Beyond the philosophical debate of these ideas, I will ask you to consider how we tend to do this very thing with emotions. For example, we might state that  we are “angry” with another person. We expect them to just understand and then act accordingly to fix whatever is wrong. Neither of these things usually happens, and then we react even more strongly in the irrational  hope that more anger will explain the details. Again, this approach rarely provides us with the outcome we desire.

Instead if we are to consider the fuller spectrum of what we are trying to share, it might just help us in what we are seeking out from another. There is something that being angry means to us. It could mean that we are seeking to connect and don’t know how, we want attention and so we create something that isn’t real but feels truly upsetting (i.e. being lonely). Or perhaps a true boundary of ours has been crossed and we really want to make it known. Maybe someone or something that has no real connection has had an impact and we need a way to express our frustration. Sometimes we really and truly are unsure as to what is making us so upset. These are just a few possibilities for what could be going on when someone uses the shorthand of emotional expression.

It would be wonderful if we could all just easily explain what is real and true to each one of us. Life would be so much easier if we understood ourselves so quickly and deeply that when we rattle off “the obvious” that it made sense to everyone else. However, we have unconscious and conscious motives… many of which we don’t always want to share with others. Hence, the process of what is really true and truly real becomes almost a game of cat and mouse.

So what happens next? Ah, this question I do have an answer to… the best answer …is to ask questions. It is just as circular as the idea of reality and truth within the realm of feelings. Feelings are not facts but often times appear as such. This is to say, that it is a fact that you are experiencing an emotion, however that emotional response does not necessarily represent reality in full.  It can be difficult for anyone of us to sort out what is what. One of the best ways to go about this learning process is to query yourself  and others.

When you consider your personal values and what actions you want to take when you are at your best-most-centered (some say rational) self, what choices would you make?

If you were to give advice to a loved one, what would you say to them about the situation?

In the past, when you were unsure of your feelings or of those around you how were able to figure out what was the best option?

When you consider the possible outcomes what responses lead to what most directly reaches your goals?

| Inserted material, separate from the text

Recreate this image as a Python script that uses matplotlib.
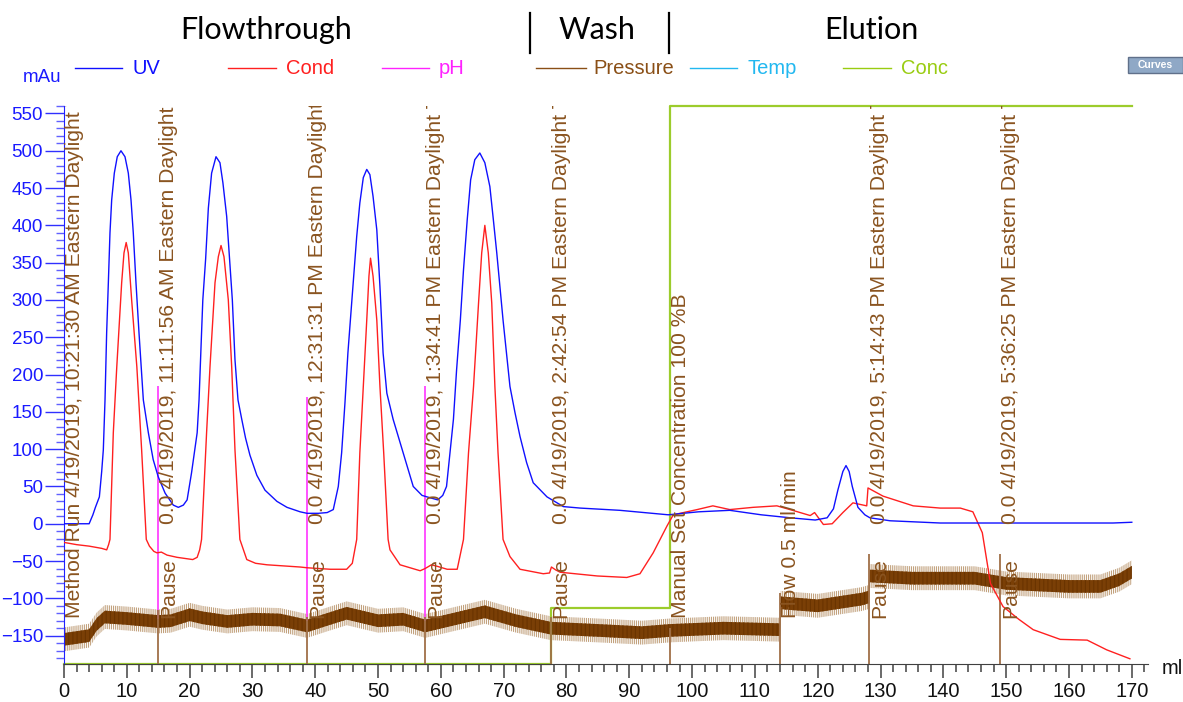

Notice that most of these questions are about thoughts and actions. This is because emotional responses can shift around people, moods, and situations. It is totally possible to have emotions swing around from one end to the other. And yet our goals and our actions often reflect our deeper sense of personal convictions.

You may be confused about what is real or true within emotions but I encourage you to ask questions of yourself and others in an attempt to locate what is centered and sturdy over time. How do you want to act, how do you want others to remember your actions, and what principles do you want to live by? These kinds of questions will take you to the heart of your emotional responses and get you back on track when you are feeling lost.

What is truth or reality after all? In my opinion, it is a steady continual reflection of who we are from the past, present and future. You are  a complex matter of intricate data points: feelings, thoughts, and actions combined together to create your ethical framework.  It is really and truly wonderful process!